From The Milwaukee Journal-Sentinel story, “Walker signs bill limiting court awards in injury cases“:

“This is a balance we are trying to create, to make sure certainly those who do damage and do harm are rightfully going to be penalized, even when this act becomes law,” Walker said. “But for those who have been . . .  threatened with frivolous lawsuits, particularly for small business, they’re going to receive relief today because . . .  we move forward in cutting back on frivolous lawsuits and out-of-control lawsuit abuse in the state of Wisconsin.”

Credit also goes to the state Senate and Assembly, which passed the legislation.

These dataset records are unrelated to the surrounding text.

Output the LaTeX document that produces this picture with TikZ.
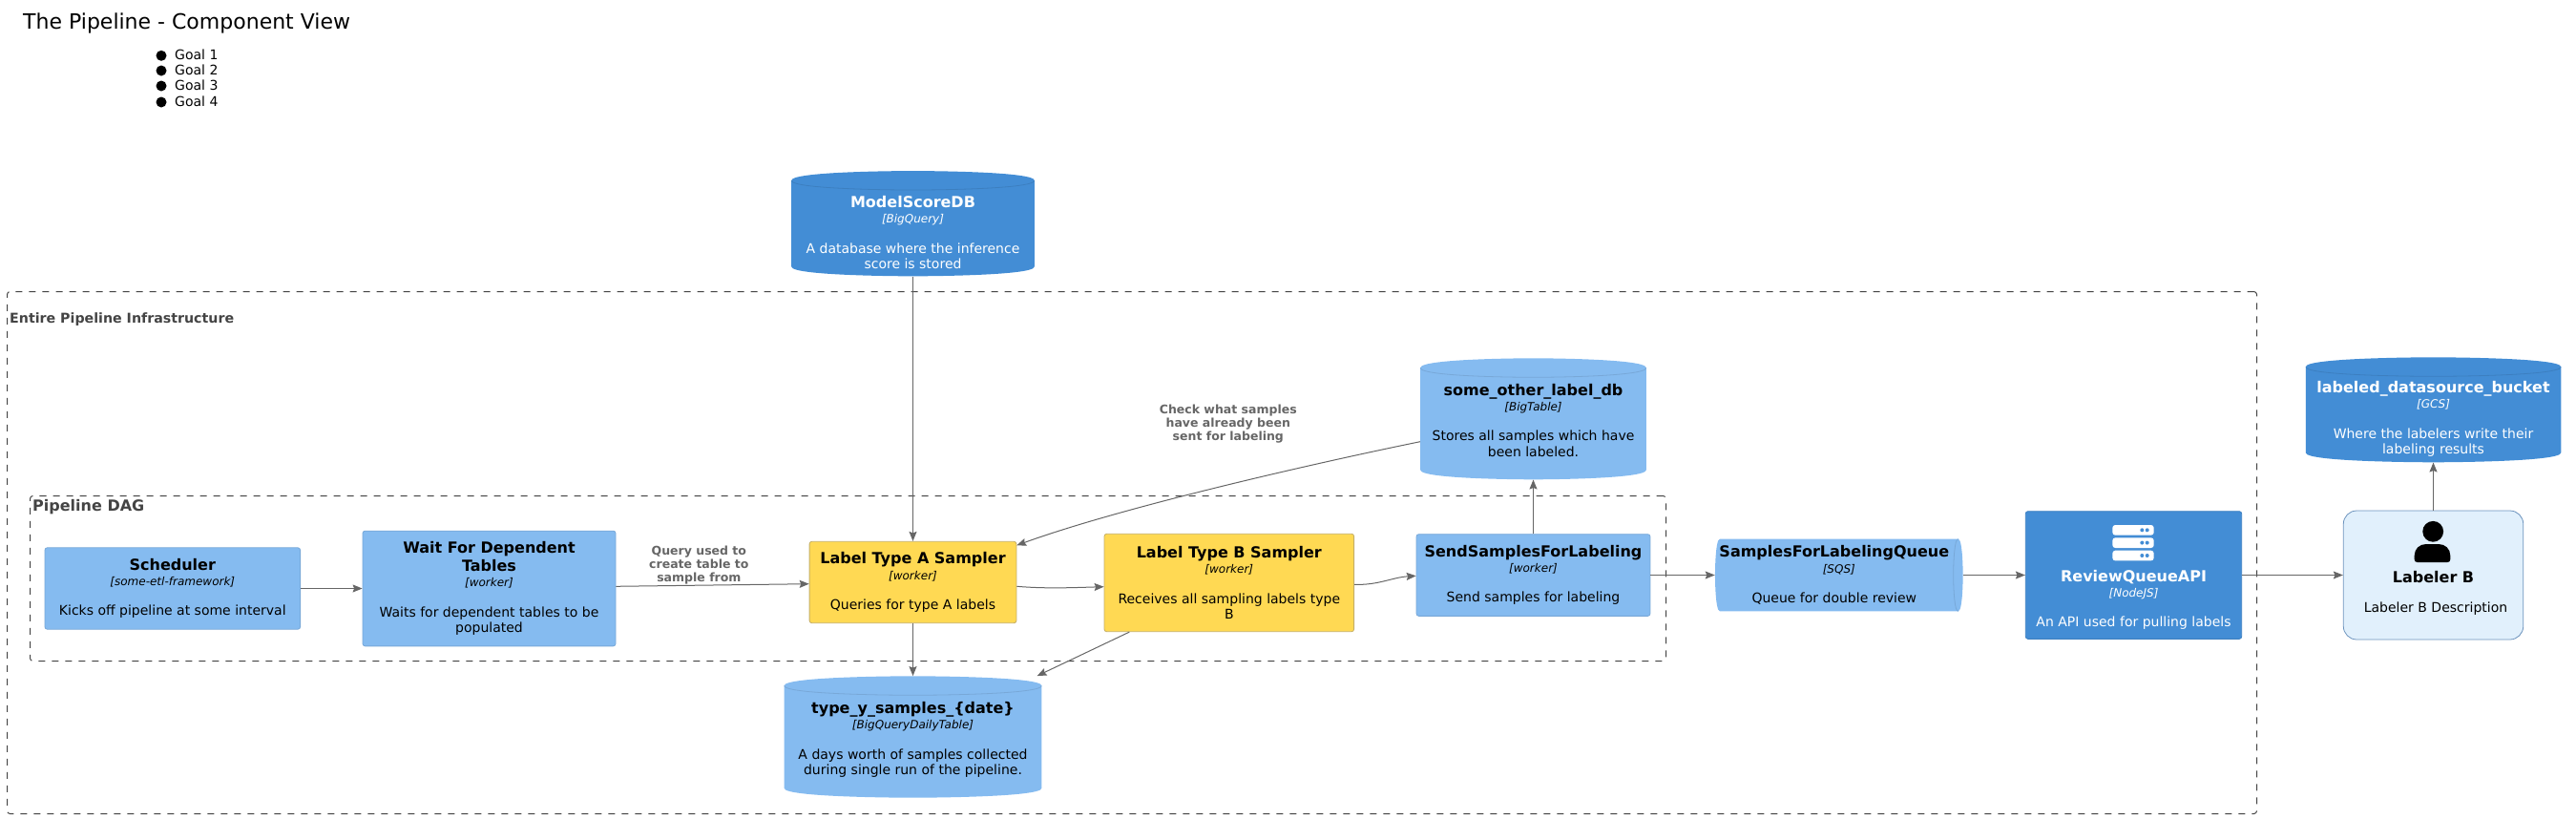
\documentclass[tikz,border=0pt]{standalone}
\usepackage{fontspec}
\setmainfont{DejaVu Sans}
\usetikzlibrary{arrows.meta,calc}

\definecolor{extblue}{HTML}{438DD5}
\definecolor{extline}{HTML}{3C7FC0}
\definecolor{compblue}{HTML}{85BBF0}
\definecolor{compline}{HTML}{78A8D8}
\definecolor{sampyellow}{HTML}{FFD953}
\definecolor{sampline}{HTML}{C4AE66}
\definecolor{personfill}{HTML}{E1F0FC}
\definecolor{personline}{HTML}{6C93BD}
\definecolor{relgrey}{HTML}{666666}
\definecolor{bndgrey}{HTML}{444444}

\newcommand{\comptitle}[1]{{\bfseries\fontsize{16}{16.3}\selectfont #1}}
\newcommand{\comptech}[1]{{\itshape\fontsize{12}{16.3}\selectfont #1}}

\begin{document}
\begin{tikzpicture}[
  x=1pt,y=-1pt,
  wh/.style 2 args={minimum width=#1pt,minimum height=#2pt},
  boxtext/.style={align=center,inner sep=0pt,font=\fontsize{14}{16.3}\selectfont},
  comp/.style={rectangle,boxtext,rounded corners=2.5pt,draw=compline,fill=compblue,line width=.8pt},
  sampler/.style={rectangle,boxtext,rounded corners=2.5pt,draw=sampline,fill=sampyellow,line width=.8pt},
  api/.style={rectangle,boxtext,rounded corners=2.5pt,draw=extline,fill=extblue,line width=.8pt,text=white},
  person/.style={rectangle,boxtext,rounded corners=14pt,draw=personline,fill=personfill,line width=.8pt},
  dbshape/.style 2 args={rectangle,boxtext,path picture={
    \fill[#1] let \p1=(path picture bounding box.north west),\p2=(path picture bounding box.south east),\n1={(\x1+\x2)/2} in
      (\x1,\y1-10pt) .. controls (\x1,\y1) and (\n1,\y1) .. (\n1,\y1) .. controls (\n1,\y1) and (\x2,\y1) .. (\x2,\y1-10pt)
      -- (\x2,\y2+10pt) .. controls (\x2,\y2) and (\n1,\y2) .. (\n1,\y2) .. controls (\n1,\y2) and (\x1,\y2) .. (\x1,\y2+10pt) -- cycle;
    \draw[#2,line width=.8pt] let \p1=(path picture bounding box.north west),\p2=(path picture bounding box.south east),\n1={(\x1+\x2)/2} in
      (\x1,\y1-10pt) .. controls (\x1,\y1-20pt) and (\n1,\y1-20pt) .. (\n1,\y1-20pt) .. controls (\n1,\y1-20pt) and (\x2,\y1-20pt) .. (\x2,\y1-10pt);
  }},
  db/.style={dbshape={compblue}{compline}},
  extdb/.style={dbshape={extblue}{extline},text=white},
  queueshape/.style={rectangle,boxtext,path picture={
    \fill[compblue] let \p1=(path picture bounding box.north west),\p2=(path picture bounding box.south east),\n1={(\y1+\y2)/2} in
      (\x1+5pt,\y1) -- (\x2-5pt,\y1) .. controls (\x2,\y1) and (\x2,\n1) .. (\x2,\n1) .. controls (\x2,\n1) and (\x2,\y2) .. (\x2-5pt,\y2)
      -- (\x1+5pt,\y2) .. controls (\x1,\y2) and (\x1,\n1) .. (\x1,\n1) .. controls (\x1,\n1) and (\x1,\y1) .. (\x1+5pt,\y1) -- cycle;
    \draw[compline,line width=.8pt] let \p1=(path picture bounding box.north west),\p2=(path picture bounding box.south east),\n1={(\y1+\y2)/2} in
      (\x2-5pt,\y1) .. controls (\x2-10pt,\y1) and (\x2-10pt,\n1) .. (\x2-10pt,\n1) .. controls (\x2-10pt,\n1) and (\x2-10pt,\y2) .. (\x2-5pt,\y2);
  }},
  boundary/.style={rectangle,draw=bndgrey,line width=1pt,dash pattern=on 7pt off 7pt,rounded corners=3pt},
  bndlabel/.style={anchor=west,inner sep=0pt,text=bndgrey},
  rel/.style={draw=relgrey,line width=1pt,-{Stealth[length=10pt,width=8pt,inset=1.5pt]}},
  rellabel/.style={align=center,inner sep=0pt,text=relgrey,font=\bfseries\fontsize{12.5}{14}\selectfont},
]
  \useasboundingbox (0,0) rectangle (2699,857);
  % heading
  \node[anchor=west,inner sep=0pt,font=\fontsize{22}{26}\selectfont] (title) at (24,24) {The Pipeline - Component View};
  \foreach \n/\yy in {1/57.3,2/73,3/89,4/106}{
    \fill (169,\yy+1) circle (5.5pt);
    \node[anchor=west,inner sep=0pt,font=\fontsize{14}{16}\selectfont] (goal\n) at (183,\yy) {Goal \n};
  }

  % boundaries
  \node[boundary,wh={2357}{547}] (entire) at (1186,579) {};
  \node[bndlabel,font=\bfseries\fontsize{14.2}{16}\selectfont] (entirelabel) at (10,335) {Entire Pipeline Infrastructure};
  \node[boundary,wh={1714}{173}] (dag) at (888.5,606) {};
  \node[bndlabel,font=\bfseries\fontsize{16}{18}\selectfont] (daglabel) at (34,531) {Pipeline DAG};

  % nodes
  \node[extdb,wh={254.6}{110.3}] (modelscore) at (956.5,234.2)
    {\mbox{}\\[14.7pt]\comptitle{ModelScoreDB}\\\comptech{[BigQuery]}\\[15pt]A database where the inference\\score is stored};
  \node[db,wh={236.7}{127}] (otherdb) at (1606.5,438.8)
    {\mbox{}\\[14.7pt]\comptitle{some\_other\_label\_db}\\\comptech{[BigTable]}\\[15pt]Stores all samples which have\\been labeled.\\\mbox{}};
  \node[comp,wh={267.6}{85.4}] (scheduler) at (180.8,616.5)
    {\comptitle{Scheduler}\\\comptech{[some-etl-framework]}\\[15pt]Kicks off pipeline at some interval};
  \node[comp,wh={265}{120.7}] (waitdeps) at (512.5,616.5)
    {\comptitle{Wait For Dependent}\\[2.7pt]\comptitle{Tables}\\\comptech{[worker]}\\[15pt]Waits for dependent tables to be\\populated};
  \node[sampler,wh={216.8}{85.4}] (labela) at (956.5,610)
    {\comptitle{Label Type A Sampler}\\\comptech{[worker]}\\[15pt]Queries for type A labels};
  \node[sampler,wh={261.6}{102.4}] (labelb) at (1287.8,610.5)
    {\comptitle{Label Type B Sampler}\\\comptech{[worker]}\\[15pt]Receives all sampling labels type\\B};
  \node[comp,wh={244.9}{85.7}] (sendsamples) at (1606.5,602.5)
    {\comptitle{SendSamplesForLabeling}\\\comptech{[worker]}\\[15pt]Send samples for labeling};
  \node[db,wh={269.8}{127.4}] (typey) at (956.5,772)
    {\mbox{}\\[14.7pt]\comptitle{type\_y\_samples\_\{date\}}\\\comptech{[BigQueryDailyTable]}\\[15pt]A days worth of samples collected\\during single run of the pipeline.\\\mbox{}};
  \node[queueshape,wh={259.7}{75.7}] (queue) at (1926.8,602.5)
    {\comptitle{SamplesForLabelingQueue}\hspace*{10pt}\\\comptech{[SQS]}\hspace*{10pt}\\[15pt]Queue for double review\hspace*{10pt}};
  \node[api,wh={226.4}{133.7}] (reviewapi) at (2235.5,602.5)
    {\mbox{}\\[47.7pt]\comptitle{ReviewQueueAPI}\\\comptech{[NodeJS]}\\[15pt]An API used for pulling labels};
  \node[person,wh={188.5}{135}] (labelerb) at (2549.5,602.5)
    {\mbox{}\\[33.7pt]\comptitle{Labeler B}\\[15.5pt]\hspace*{5pt}Labeler B Description};
  \node[extdb,wh={267.5}{110}] (bucket) at (2549.5,429.3)
    {\mbox{}\\[14.7pt]\comptitle{labeled\_datasource\_bucket}\\\comptech{[GCS]}\\[15pt]Where the labelers write their\\labeling results};

  % icons
  \foreach \yy in {550,563.3,576.7}{
    \fill[white,rounded corners=3pt] (2213.3,\yy) rectangle (2256.7,\yy+10.7);
    \fill[extblue] (2244.3,\yy+5.3) circle (2pt) (2249.7,\yy+5.3) circle (2pt);
  }
  \fill (2549.2,556.8) circle (10.9pt);
  \fill (2532.7,589) .. controls (2531,589) and (2529.7,588) .. (2529.7,586) -- (2529.7,582)
    .. controls (2529.7,575) and (2535,570) .. (2542,570) -- (2555,570)
    .. controls (2562,570) and (2567.3,575) .. (2567.3,582) -- (2567.3,586)
    .. controls (2567.3,588) and (2566,589) .. (2564.3,589) -- cycle;

  % connectors
  \draw[rel] (modelscore.south) -- (labela.north);
  \draw[rel] (scheduler.east) -- (waitdeps.west);
  \draw[rel] ([yshift=2.2pt]waitdeps.east) -- node[rellabel,pos=.43,above=1pt] (querylabel) {Query used to\\create table to\\sample from} ([yshift=-1.7pt]labela.west);
  \draw[rel] ([yshift=-4.3pt]labela.east) .. controls +(30pt,-2.5pt) and +(-35pt,-1pt) .. ([yshift=-4.2pt]labelb.west);
  \draw[rel] ([yshift=-1.8pt]labelb.east) .. controls +(25pt,-1pt) and +(-25pt,-1.5pt) .. ([yshift=-.8pt]sendsamples.west);
  \draw[rel] (labela.south) -- (typey.north);
  \draw[rel] ([xshift=-104.5pt]labelb.south) -- ([xshift=-5pt]typey.north east);
  \draw[rel] ([yshift=-23.9pt]otherdb.west) .. controls +(-98pt,-20pt) and +(115pt,41.7pt) .. ([yshift=-4.4pt]labela.north east);
  \draw[rel] (sendsamples.north) -- (otherdb.south);
  \draw[rel] (sendsamples.east) -- (queue.west);
  \draw[rel] (queue.east) -- (reviewapi.west);
  \draw[rel] (reviewapi.east) -- (labelerb.west);
  \draw[rel] (labelerb.north) -- (bucket.south);
  \node[rellabel] (checklabel) at (1286.8,443.7) {Check what samples\\have already been\\sent for labeling};
\end{tikzpicture}
\end{document}
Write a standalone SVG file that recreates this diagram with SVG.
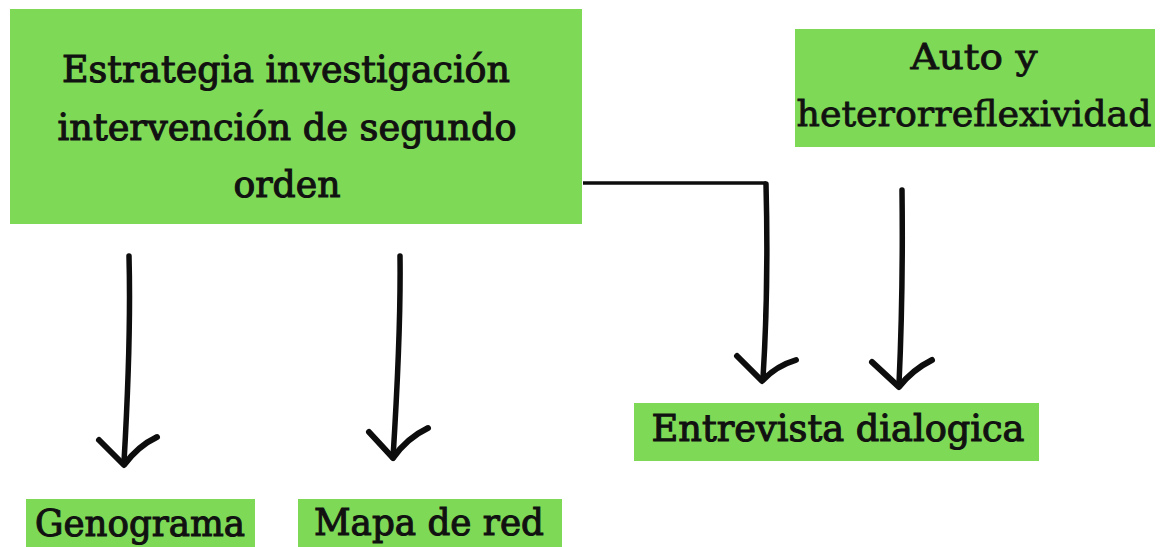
<svg xmlns="http://www.w3.org/2000/svg" width="1160" height="547" viewBox="0 0 1160 547">
<style>
.box{fill:#7ED957}
.t{font-family:"DejaVu Serif","Liberation Serif",serif;fill:#111;stroke:#111;stroke-width:1.1;font-size:37px}
.t2{font-family:"DejaVu Serif","Liberation Serif",serif;fill:#111;stroke:#111;stroke-width:0.8;font-size:36px}
.shaft{fill:none;stroke:#0d0d0d;stroke-width:5.5;stroke-linecap:round;stroke-linejoin:round}
.head{fill:none;stroke:#0d0d0d;stroke-width:6;stroke-linecap:round;stroke-linejoin:round}
.line{fill:none;stroke:#0d0d0d;stroke-width:3.5}
</style>
<rect width="1160" height="547" fill="#fff"/>
<g id="main">
<rect class="box" x="10" y="9" width="572" height="215"/>
<text class="t" x="286" y="82" text-anchor="middle" textLength="448" lengthAdjust="spacingAndGlyphs">Estrategia investigación</text>
<text class="t" x="287" y="140" text-anchor="middle" textLength="459" lengthAdjust="spacingAndGlyphs">intervención de segundo</text>
<text class="t" x="287" y="197" text-anchor="middle" textLength="107" lengthAdjust="spacingAndGlyphs">orden</text>
</g>
<g id="auto">
<rect class="box" x="795" y="29" width="360" height="118"/>
<text class="t2" x="974" y="69" text-anchor="middle" textLength="127" lengthAdjust="spacingAndGlyphs">Auto y</text>
<text class="t2" x="974" y="126" text-anchor="middle" textLength="355" lengthAdjust="spacingAndGlyphs">heterorreflexividad</text>
</g>
<g id="entrevista">
<rect class="box" x="634" y="403" width="405" height="58"/>
<text class="t" x="838" y="441" text-anchor="middle" textLength="373" lengthAdjust="spacingAndGlyphs">Entrevista dialogica</text>
</g>
<g id="genograma">
<rect class="box" x="26" y="499" width="229" height="48"/>
<text class="t" x="140" y="536" text-anchor="middle" textLength="210" lengthAdjust="spacingAndGlyphs">Genograma</text>
</g>
<g id="mapa">
<rect class="box" x="298" y="499" width="264" height="48"/>
<text class="t" x="429" y="535" text-anchor="middle" textLength="230" lengthAdjust="spacingAndGlyphs">Mapa de red</text>
</g>
<g id="connectors">
<path class="shaft" d="M129 256 C131 330 127 410 124 462"/>
<path class="head" d="M99 440 L124 465 Q138 446 157 437"/>
<path class="shaft" d="M400 256 C401 330 396 410 393 458"/>
<path class="head" d="M369 432 L393 458 Q407 438 428 428"/>
<path class="line" d="M583 183 L766 183"/>
<path class="shaft" d="M766 184 C768 260 766 330 763 378"/>
<path class="head" d="M737 356 L762 381 Q776 366 796 360"/>
<path class="shaft" d="M902 190 C903 270 901 340 899 384"/>
<path class="head" d="M872 362 L899 387 Q912 370 932 360"/>
</g>
</svg>
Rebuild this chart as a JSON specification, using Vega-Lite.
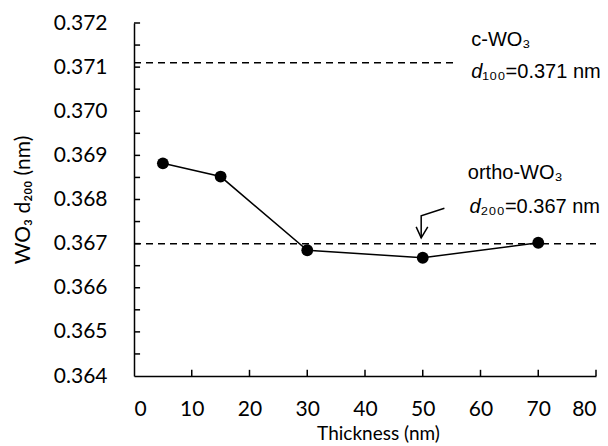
{
  "$schema": "https://vega.github.io/schema/vega-lite/v6.json",
  "width": 462,
  "height": 353,
  "autosize": {"type": "none"},
  "padding": {"left": 134, "top": 23, "right": 12, "bottom": 70},
  "background": "white",
  "config": {
    "view": {"stroke": null},
    "axis": {
      "grid": false,
      "ticks": false,
      "domainColor": "black",
      "domainWidth": 1.5,
      "labelColor": "black",
      "titleColor": "black",
      "labelFont": "Lato",
      "titleFont": "Lato",
      "labelFontSize": 21,
      "titleFontSize": 21,
      "titleFontWeight": "normal"
    }
  },
  "datasets": {
    "pts": [
      {"t": 5, "d": 0.36882},
      {"t": 15, "d": 0.36852},
      {"t": 30, "d": 0.36685},
      {"t": 50, "d": 0.36668},
      {"t": 70, "d": 0.36702}
    ],
    "refs": [
      {"y": 0.3711, "xa": 0, "xb": 55.5},
      {"y": 0.367, "xa": 0, "xb": 80}
    ],
    "yticks": [
      {"v": 0.3645}, {"v": 0.365}, {"v": 0.3655}, {"v": 0.366}, {"v": 0.3665}, {"v": 0.367}, {"v": 0.3675}, {"v": 0.368},
      {"v": 0.3685}, {"v": 0.369}, {"v": 0.3695}, {"v": 0.37}, {"v": 0.3705}, {"v": 0.371}, {"v": 0.3715}, {"v": 0.372}
    ],
    "xticks": [
      {"v": 10}, {"v": 20}, {"v": 30}, {"v": 40}, {"v": 50}, {"v": 60}, {"v": 70}, {"v": 80}
    ],
    "arrow": [
      {"seg": "shaft", "o": 1, "x": 53.75, "y": 0.3678},
      {"seg": "shaft", "o": 2, "x": 49.73, "y": 0.36763},
      {"seg": "shaft", "o": 3, "x": 49.73, "y": 0.36713},
      {"seg": "head", "o": 1, "x": 48.86, "y": 0.36738},
      {"seg": "head", "o": 2, "x": 49.73, "y": 0.36713},
      {"seg": "head", "o": 3, "x": 50.87, "y": 0.36738}
    ],
    "phases": [
      {"x": 58.4, "y": 0.37162, "txt": "c-WO₃"},
      {"x": 57.8, "y": 0.36859, "txt": "ortho-WO₃"}
    ],
    "spacings": [
      {"x": 58.4, "y": 0.37088, "txt": "₁₀₀=0.371 nm"},
      {"x": 58.1, "y": 0.36782, "txt": "₂₀₀=0.367 nm"}
    ]
  },
  "layer": [
    {
      "data": {"name": "refs"},
      "mark": {"type": "rule", "strokeDash": [7, 5], "strokeWidth": 1.5, "color": "black"},
      "encoding": {
        "x": {"field": "xa", "type": "quantitative", "scale": {"domain": [0, 80], "nice": false}},
        "x2": {"field": "xb"},
        "y": {"field": "y", "type": "quantitative", "scale": {"domain": [0.364, 0.372], "nice": false, "zero": false}}
      }
    },
    {
      "data": {"name": "yticks"},
      "mark": {"type": "rule", "strokeWidth": 1.5, "color": "black"},
      "encoding": {
        "x": {"datum": 0, "type": "quantitative"},
        "x2": {"datum": 1.05},
        "y": {"field": "v", "type": "quantitative"}
      }
    },
    {
      "data": {"name": "xticks"},
      "mark": {"type": "rule", "strokeWidth": 1.5, "color": "black"},
      "encoding": {
        "x": {"field": "v", "type": "quantitative"},
        "y": {"datum": 0.364, "type": "quantitative"},
        "y2": {"datum": 0.36414}
      }
    },
    {
      "data": {"name": "pts"},
      "mark": {"type": "line", "color": "black", "strokeWidth": 1.5},
      "encoding": {
        "x": {
          "field": "t", "type": "quantitative",
          "scale": {"domain": [0, 80], "nice": false},
          "axis": {
            "title": "Thickness (nm)",
            "values": [0, 10, 20, 30, 40, 50, 60, 70, 80],
            "labelPadding": 22,
            "titleFontSize": 19,
            "titlePadding": 5,
            "titleX": 244
          }
        },
        "y": {
          "field": "d", "type": "quantitative",
          "scale": {"domain": [0.364, 0.372], "nice": false, "zero": false},
          "axis": {
            "title": "WO₃ d₂₀₀ (nm)",
            "values": [0.364, 0.365, 0.366, 0.367, 0.368, 0.369, 0.37, 0.371, 0.372],
            "format": ".3f",
            "labelPadding": 27,
            "titlePadding": 20
          }
        }
      }
    },
    {
      "data": {"name": "pts"},
      "mark": {"type": "circle", "color": "black", "opacity": 1, "size": 140},
      "encoding": {
        "x": {"field": "t", "type": "quantitative"},
        "y": {"field": "d", "type": "quantitative"}
      }
    },
    {
      "data": {"name": "arrow"},
      "mark": {"type": "line", "color": "black", "strokeWidth": 1.5},
      "encoding": {
        "x": {"field": "x", "type": "quantitative"},
        "y": {"field": "y", "type": "quantitative"},
        "detail": {"field": "seg"},
        "order": {"field": "o"}
      }
    },
    {
      "data": {"name": "phases"},
      "mark": {"type": "text", "align": "left", "baseline": "middle", "font": "Liberation Sans", "fontSize": 20, "color": "black"},
      "encoding": {
        "x": {"field": "x", "type": "quantitative"},
        "y": {"field": "y", "type": "quantitative"},
        "text": {"field": "txt"}
      }
    },
    {
      "data": {"name": "spacings"},
      "mark": {"type": "text", "align": "left", "baseline": "middle", "font": "Liberation Sans", "fontSize": 20, "fontStyle": "italic", "color": "black"},
      "encoding": {
        "x": {"field": "x", "type": "quantitative"},
        "y": {"field": "y", "type": "quantitative"},
        "text": {"value": "d"}
      }
    },
    {
      "data": {"name": "spacings"},
      "mark": {"type": "text", "align": "left", "baseline": "middle", "font": "Liberation Sans", "fontSize": 20, "dx": 11, "color": "black"},
      "encoding": {
        "x": {"field": "x", "type": "quantitative"},
        "y": {"field": "y", "type": "quantitative"},
        "text": {"field": "txt"}
      }
    }
  ]
}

Wisconsin Manufacturers and Commerce, an effective and energetic supporter of the legislation hailed the bill’s signing. “These reforms will add certainty, fairness and predictability to our legal system,” said James A. Buchen, WMC vice president of government relations. The key provisions, according to WMC:

  • Adoption of various changes to product liability law to bring Wisconsin in line with other states and assist Wisconsin manufacturers and small businesses.
  • Requiring expert witnesses to base their opinions on sound science and well-established theories.
  • Elimination of the “risk contribution” theory in manufacturing lawsuits. The Wisconsin Supreme Court created the standard allowing plaintiffs to sue any lead paint manufacturer that sold paint in the state without proving which product caused the harm.
  • A cap on punitive damage awards.  [$200,000 or twice economic damages, whichever is higher.]

 

The American Tort Reform Association also lauded the bill’s enactment. ATRA’s President Sherman “Tiger” Joyce commented: “More than any ad campaign, a civil justice system that is equitable and reliably predictable signals to employers that a state is truly ‘open for business. Particularly in light of recent liability-expanding state court decisions, the new reform package enacted by Wisconsin will help convince employers that it’s a new day in the Badger State.”